■ **Written problem**
Return all lines that include the string "with".

☆ ☆ ☆

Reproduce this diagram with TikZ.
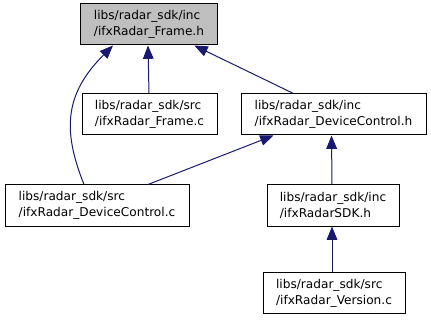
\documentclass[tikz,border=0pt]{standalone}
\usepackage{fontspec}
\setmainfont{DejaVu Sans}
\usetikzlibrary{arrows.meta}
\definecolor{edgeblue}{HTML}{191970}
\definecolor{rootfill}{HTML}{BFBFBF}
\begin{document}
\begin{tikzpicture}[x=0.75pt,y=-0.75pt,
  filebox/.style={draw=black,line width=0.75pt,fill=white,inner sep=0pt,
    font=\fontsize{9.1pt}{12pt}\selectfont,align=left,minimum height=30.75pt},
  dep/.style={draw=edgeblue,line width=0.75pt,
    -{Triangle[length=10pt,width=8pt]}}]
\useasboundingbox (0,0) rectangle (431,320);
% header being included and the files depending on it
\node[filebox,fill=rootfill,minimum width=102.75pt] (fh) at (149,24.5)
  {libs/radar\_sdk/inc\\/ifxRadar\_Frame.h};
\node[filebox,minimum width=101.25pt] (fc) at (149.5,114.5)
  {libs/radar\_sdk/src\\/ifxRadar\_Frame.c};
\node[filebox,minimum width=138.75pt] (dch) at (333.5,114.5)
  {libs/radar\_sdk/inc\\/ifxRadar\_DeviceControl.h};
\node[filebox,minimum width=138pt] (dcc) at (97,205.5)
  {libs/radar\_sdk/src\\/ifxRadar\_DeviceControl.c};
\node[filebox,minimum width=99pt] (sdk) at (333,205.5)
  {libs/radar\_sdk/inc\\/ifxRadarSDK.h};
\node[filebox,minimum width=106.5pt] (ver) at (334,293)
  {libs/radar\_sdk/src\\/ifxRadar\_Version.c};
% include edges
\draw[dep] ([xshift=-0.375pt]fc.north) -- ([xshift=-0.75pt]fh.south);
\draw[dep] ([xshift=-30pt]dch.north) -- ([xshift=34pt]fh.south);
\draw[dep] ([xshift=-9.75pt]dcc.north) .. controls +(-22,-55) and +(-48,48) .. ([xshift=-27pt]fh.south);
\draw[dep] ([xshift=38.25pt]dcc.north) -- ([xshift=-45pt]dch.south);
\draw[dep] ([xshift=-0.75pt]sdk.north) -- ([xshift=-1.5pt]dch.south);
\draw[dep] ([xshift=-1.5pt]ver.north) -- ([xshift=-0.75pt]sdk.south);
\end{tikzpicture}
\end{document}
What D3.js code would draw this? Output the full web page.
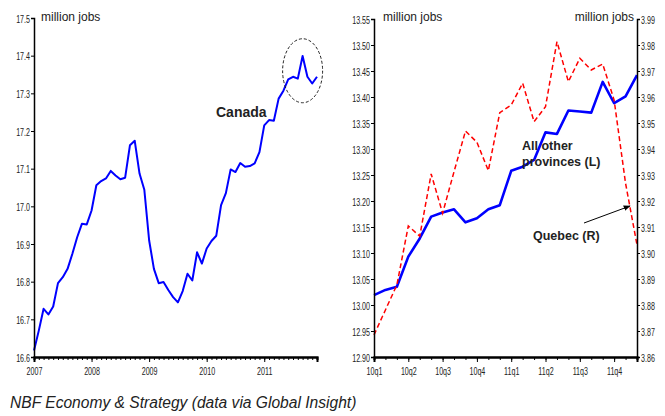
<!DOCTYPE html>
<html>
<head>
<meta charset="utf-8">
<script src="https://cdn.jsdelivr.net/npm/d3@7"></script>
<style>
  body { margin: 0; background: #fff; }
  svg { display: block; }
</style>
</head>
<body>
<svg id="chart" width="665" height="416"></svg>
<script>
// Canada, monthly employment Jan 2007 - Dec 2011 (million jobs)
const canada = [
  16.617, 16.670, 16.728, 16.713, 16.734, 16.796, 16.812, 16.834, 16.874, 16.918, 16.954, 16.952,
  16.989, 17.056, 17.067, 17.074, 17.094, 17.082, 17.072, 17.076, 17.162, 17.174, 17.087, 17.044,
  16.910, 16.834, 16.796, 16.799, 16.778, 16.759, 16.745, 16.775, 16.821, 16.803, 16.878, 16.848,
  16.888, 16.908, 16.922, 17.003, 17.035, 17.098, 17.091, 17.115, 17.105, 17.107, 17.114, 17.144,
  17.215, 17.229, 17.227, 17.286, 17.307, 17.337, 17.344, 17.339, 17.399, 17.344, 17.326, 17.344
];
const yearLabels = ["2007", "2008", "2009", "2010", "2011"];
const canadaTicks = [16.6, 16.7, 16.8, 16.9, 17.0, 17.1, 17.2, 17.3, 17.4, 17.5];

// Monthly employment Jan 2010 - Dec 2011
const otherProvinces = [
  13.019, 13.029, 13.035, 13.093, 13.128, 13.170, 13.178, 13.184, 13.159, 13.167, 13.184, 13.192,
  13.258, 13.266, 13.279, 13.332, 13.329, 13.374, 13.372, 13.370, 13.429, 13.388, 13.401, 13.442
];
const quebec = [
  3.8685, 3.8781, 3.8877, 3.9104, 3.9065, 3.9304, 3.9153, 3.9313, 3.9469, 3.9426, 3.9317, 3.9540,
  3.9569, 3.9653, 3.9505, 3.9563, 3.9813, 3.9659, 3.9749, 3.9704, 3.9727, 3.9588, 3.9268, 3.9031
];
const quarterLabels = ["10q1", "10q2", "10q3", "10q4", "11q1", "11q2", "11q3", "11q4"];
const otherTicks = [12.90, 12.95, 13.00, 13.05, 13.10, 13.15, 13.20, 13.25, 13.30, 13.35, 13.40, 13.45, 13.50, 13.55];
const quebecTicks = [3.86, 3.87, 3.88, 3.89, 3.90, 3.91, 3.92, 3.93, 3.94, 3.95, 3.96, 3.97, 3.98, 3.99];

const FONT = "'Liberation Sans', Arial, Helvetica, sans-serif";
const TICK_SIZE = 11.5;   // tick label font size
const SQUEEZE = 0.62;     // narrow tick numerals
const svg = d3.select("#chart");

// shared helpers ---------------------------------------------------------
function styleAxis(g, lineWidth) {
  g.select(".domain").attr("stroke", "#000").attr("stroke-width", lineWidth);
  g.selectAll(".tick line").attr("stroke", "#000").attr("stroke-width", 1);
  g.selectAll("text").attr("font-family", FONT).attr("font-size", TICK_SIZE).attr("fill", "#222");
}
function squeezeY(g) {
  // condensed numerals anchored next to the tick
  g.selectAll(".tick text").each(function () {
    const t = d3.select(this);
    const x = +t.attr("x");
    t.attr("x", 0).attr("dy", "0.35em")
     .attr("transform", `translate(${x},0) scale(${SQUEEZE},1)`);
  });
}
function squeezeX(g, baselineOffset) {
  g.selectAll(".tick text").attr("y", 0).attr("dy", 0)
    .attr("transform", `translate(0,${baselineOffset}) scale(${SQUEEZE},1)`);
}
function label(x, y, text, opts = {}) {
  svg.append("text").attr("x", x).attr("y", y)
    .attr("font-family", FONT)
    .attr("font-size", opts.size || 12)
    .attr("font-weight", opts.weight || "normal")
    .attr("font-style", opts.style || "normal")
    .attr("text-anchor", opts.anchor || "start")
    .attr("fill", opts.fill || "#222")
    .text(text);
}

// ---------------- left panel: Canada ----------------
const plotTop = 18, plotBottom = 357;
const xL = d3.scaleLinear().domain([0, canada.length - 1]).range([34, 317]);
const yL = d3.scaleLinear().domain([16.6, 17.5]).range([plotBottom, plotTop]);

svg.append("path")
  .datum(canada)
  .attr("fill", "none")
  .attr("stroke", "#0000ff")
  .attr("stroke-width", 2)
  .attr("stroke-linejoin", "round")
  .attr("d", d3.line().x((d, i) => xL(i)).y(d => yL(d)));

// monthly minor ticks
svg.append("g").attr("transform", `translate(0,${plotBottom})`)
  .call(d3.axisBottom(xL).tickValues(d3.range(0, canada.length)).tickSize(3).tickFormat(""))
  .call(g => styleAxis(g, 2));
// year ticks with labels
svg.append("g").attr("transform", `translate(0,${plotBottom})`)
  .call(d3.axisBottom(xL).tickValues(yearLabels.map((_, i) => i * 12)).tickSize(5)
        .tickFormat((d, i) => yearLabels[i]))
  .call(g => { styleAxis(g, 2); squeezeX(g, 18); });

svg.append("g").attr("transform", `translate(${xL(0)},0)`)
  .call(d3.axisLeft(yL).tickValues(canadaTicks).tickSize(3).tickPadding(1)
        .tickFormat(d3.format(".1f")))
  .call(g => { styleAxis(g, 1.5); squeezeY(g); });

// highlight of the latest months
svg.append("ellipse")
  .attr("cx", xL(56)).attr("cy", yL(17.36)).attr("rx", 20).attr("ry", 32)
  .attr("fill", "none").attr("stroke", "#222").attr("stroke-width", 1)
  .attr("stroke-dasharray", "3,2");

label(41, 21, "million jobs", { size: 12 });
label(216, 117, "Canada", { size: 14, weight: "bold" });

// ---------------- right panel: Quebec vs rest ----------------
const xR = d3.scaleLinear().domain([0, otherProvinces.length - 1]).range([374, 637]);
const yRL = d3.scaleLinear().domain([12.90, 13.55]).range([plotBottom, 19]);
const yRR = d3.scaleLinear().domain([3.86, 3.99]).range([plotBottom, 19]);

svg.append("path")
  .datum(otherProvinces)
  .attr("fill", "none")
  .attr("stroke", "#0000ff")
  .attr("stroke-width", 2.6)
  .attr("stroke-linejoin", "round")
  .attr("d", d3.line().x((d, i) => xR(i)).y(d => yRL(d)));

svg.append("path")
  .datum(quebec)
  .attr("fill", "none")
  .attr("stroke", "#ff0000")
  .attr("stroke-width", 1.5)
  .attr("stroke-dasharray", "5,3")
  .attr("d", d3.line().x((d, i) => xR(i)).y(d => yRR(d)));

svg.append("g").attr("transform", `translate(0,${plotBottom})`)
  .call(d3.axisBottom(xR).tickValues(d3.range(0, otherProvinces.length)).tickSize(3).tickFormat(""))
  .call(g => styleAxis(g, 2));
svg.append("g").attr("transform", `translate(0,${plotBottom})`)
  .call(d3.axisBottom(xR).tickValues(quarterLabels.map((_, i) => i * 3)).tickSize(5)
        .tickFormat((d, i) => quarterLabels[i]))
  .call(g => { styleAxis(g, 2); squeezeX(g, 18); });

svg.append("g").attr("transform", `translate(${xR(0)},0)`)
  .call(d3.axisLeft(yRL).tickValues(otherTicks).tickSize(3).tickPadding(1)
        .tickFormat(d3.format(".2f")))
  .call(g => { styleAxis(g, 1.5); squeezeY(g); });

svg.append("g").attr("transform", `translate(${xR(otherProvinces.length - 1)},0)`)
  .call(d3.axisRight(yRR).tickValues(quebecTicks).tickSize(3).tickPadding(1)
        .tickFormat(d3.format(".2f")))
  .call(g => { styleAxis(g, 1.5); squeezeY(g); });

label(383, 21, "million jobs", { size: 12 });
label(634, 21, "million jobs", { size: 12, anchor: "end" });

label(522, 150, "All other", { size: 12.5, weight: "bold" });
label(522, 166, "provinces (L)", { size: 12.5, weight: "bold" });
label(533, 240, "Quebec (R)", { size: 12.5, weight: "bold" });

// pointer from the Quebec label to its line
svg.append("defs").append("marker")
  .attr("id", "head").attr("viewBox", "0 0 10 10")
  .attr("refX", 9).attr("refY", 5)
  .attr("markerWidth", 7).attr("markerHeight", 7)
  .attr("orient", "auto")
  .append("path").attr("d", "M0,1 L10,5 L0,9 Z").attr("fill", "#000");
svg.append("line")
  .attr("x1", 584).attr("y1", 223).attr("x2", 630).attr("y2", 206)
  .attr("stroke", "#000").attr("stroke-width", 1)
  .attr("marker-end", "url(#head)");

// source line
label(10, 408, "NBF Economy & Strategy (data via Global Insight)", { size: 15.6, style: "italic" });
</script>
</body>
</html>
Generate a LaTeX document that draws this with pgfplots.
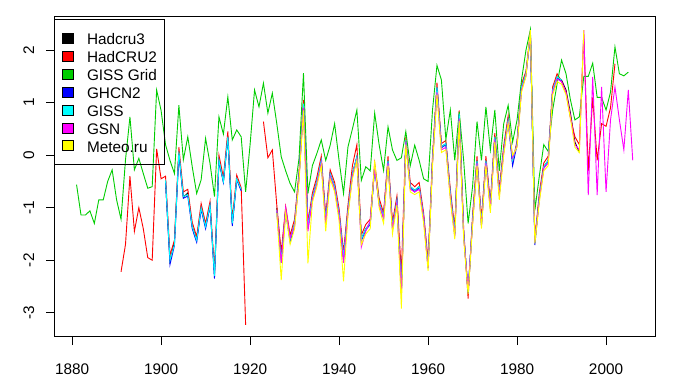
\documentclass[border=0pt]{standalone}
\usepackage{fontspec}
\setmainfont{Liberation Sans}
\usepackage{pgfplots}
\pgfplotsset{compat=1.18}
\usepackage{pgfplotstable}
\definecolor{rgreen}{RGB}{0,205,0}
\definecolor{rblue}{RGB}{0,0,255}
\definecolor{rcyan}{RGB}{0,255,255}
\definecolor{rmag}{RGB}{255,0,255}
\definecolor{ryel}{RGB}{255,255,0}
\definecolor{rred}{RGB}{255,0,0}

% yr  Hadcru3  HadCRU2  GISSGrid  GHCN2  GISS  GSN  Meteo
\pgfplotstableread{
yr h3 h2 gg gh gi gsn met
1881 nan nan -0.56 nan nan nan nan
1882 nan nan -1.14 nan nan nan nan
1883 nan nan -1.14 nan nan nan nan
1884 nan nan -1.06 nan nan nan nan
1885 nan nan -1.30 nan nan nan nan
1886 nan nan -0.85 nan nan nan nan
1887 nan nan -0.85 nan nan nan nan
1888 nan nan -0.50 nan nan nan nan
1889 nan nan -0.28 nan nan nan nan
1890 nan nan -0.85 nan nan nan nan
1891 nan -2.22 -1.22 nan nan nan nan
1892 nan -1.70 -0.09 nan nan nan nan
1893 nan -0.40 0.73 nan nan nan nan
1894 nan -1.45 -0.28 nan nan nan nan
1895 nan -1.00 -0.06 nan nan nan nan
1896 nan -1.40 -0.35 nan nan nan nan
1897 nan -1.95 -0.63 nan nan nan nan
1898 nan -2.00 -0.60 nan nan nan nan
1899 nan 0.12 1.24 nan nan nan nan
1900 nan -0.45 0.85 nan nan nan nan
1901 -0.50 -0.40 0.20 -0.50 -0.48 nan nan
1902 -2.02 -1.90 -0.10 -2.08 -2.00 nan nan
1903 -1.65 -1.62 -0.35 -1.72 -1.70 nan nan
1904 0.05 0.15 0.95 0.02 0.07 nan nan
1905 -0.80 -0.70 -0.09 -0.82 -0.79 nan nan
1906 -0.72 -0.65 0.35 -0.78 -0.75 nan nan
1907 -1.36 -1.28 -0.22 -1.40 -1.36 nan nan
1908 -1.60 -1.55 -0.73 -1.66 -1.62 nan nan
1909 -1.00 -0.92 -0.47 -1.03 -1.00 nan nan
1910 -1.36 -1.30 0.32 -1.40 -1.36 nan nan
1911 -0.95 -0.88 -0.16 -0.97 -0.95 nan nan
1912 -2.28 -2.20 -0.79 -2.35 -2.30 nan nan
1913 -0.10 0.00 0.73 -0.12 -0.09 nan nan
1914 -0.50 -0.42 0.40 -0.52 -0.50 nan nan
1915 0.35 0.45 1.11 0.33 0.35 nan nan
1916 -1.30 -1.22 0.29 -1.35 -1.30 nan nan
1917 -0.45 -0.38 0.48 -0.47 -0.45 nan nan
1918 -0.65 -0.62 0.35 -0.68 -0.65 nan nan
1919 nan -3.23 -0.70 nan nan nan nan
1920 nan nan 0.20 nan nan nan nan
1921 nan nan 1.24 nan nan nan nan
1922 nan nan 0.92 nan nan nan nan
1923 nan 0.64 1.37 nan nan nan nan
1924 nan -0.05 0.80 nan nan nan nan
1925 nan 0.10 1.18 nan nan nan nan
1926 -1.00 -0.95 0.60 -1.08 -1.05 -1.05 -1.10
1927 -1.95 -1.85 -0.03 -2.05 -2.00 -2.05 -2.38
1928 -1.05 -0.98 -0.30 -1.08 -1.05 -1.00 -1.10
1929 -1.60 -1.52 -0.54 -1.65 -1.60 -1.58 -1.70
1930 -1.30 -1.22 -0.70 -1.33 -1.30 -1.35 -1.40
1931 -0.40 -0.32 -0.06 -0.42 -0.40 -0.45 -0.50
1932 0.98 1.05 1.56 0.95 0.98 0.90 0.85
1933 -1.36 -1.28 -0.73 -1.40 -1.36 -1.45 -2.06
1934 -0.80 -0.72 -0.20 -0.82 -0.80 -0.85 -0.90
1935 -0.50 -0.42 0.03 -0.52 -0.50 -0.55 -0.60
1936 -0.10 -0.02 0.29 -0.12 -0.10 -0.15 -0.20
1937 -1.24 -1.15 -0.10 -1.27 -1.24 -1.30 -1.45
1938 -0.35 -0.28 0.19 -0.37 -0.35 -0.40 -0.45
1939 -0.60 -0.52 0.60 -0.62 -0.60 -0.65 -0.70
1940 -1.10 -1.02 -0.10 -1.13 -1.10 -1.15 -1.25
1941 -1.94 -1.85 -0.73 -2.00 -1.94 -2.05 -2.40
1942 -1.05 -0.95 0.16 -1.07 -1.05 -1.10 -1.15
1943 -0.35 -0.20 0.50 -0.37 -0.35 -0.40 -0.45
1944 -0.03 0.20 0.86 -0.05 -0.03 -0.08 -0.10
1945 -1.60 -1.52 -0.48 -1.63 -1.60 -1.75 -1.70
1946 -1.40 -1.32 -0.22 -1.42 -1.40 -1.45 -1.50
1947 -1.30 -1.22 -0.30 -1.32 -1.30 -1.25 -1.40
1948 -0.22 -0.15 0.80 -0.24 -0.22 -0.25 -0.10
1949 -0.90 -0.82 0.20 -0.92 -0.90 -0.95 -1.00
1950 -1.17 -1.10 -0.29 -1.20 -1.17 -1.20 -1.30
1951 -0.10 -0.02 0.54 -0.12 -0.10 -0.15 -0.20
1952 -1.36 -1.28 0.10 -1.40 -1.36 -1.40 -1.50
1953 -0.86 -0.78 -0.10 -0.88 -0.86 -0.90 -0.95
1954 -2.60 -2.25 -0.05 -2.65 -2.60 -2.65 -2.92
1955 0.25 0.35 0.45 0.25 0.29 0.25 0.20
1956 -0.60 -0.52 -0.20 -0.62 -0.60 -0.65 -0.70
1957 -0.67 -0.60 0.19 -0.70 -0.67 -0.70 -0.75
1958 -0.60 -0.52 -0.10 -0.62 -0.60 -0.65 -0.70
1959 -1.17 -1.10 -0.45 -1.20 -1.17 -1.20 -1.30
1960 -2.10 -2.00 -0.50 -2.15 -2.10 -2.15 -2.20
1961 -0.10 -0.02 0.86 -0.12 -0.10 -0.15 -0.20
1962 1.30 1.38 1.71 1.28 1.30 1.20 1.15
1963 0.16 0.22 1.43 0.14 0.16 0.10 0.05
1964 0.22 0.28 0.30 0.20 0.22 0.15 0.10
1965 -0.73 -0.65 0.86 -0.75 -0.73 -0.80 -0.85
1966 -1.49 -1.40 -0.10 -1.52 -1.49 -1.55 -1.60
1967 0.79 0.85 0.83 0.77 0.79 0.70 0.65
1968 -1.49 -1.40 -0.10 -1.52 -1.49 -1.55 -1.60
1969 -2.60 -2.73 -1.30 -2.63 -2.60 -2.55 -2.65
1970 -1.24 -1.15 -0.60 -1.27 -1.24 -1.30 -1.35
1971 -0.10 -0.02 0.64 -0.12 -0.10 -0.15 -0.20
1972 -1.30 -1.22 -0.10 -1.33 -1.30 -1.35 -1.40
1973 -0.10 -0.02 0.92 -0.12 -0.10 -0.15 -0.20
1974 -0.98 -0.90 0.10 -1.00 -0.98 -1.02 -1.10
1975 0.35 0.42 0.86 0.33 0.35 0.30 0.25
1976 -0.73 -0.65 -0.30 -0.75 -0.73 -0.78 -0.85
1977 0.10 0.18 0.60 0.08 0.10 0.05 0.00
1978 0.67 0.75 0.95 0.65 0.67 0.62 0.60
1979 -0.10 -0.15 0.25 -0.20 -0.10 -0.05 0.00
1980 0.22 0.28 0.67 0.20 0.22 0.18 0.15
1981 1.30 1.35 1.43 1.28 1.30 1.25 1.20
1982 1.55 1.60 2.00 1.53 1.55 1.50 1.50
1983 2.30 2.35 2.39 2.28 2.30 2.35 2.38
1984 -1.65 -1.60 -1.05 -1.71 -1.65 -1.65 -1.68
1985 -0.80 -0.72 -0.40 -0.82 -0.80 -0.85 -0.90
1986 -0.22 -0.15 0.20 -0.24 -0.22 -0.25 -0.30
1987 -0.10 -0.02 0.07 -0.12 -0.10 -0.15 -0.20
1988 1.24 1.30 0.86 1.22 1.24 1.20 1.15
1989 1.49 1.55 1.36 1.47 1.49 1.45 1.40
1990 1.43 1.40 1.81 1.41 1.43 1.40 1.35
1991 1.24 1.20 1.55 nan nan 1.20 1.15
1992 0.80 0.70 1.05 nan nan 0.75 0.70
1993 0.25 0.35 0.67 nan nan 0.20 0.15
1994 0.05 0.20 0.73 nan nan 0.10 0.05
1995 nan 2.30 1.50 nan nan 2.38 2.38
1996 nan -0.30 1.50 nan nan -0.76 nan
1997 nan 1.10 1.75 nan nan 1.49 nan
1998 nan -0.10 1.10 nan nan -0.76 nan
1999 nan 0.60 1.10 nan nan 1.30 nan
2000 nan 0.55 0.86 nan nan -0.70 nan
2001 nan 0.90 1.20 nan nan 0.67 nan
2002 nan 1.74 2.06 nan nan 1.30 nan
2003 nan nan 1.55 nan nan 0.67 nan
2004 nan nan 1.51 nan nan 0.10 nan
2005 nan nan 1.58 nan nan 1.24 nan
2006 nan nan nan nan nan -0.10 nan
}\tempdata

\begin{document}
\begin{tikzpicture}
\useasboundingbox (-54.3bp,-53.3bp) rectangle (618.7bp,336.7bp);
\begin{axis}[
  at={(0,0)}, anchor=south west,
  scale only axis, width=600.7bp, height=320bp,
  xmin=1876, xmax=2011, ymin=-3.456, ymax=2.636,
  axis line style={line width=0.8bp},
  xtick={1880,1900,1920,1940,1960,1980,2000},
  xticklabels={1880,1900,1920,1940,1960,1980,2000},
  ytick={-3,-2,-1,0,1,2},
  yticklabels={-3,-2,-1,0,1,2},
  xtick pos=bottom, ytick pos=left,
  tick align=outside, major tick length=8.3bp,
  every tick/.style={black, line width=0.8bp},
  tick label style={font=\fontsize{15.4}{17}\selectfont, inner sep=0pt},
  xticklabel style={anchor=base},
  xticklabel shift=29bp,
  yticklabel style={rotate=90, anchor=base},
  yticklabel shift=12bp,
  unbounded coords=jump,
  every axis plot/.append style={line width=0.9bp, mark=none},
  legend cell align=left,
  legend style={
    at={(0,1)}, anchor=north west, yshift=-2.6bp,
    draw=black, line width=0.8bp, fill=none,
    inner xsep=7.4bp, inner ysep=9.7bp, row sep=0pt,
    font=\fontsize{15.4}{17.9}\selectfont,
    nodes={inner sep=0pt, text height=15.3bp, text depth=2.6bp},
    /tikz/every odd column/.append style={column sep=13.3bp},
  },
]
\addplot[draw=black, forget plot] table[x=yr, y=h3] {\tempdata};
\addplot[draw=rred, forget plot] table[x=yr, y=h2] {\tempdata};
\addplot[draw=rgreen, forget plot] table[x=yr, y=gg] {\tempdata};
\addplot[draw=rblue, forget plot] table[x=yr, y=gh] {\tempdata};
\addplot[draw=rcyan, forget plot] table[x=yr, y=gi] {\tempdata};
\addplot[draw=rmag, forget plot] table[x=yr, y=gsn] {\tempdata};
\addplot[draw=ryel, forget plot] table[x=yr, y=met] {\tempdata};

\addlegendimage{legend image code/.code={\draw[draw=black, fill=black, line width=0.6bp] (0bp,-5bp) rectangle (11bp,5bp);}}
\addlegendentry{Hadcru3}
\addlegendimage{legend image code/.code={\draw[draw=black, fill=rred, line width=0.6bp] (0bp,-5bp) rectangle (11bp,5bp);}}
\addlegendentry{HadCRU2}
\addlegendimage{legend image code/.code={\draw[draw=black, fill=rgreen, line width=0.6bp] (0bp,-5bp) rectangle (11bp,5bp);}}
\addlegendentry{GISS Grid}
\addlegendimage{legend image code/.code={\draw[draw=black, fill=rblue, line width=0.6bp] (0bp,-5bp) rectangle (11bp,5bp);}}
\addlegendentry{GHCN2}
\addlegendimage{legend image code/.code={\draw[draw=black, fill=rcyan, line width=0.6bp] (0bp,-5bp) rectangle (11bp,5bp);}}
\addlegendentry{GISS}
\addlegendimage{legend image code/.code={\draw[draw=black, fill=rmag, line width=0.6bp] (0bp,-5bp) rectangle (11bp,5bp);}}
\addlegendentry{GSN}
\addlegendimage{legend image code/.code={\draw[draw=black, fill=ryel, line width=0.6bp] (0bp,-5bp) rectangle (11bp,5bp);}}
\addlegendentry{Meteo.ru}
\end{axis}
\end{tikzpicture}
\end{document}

☆ ☆ ☆

■ **Response below**
Reproduce this diagram with TikZ.
// year ticks with labels
Generate a LaTeX document that draws this with pgfplots.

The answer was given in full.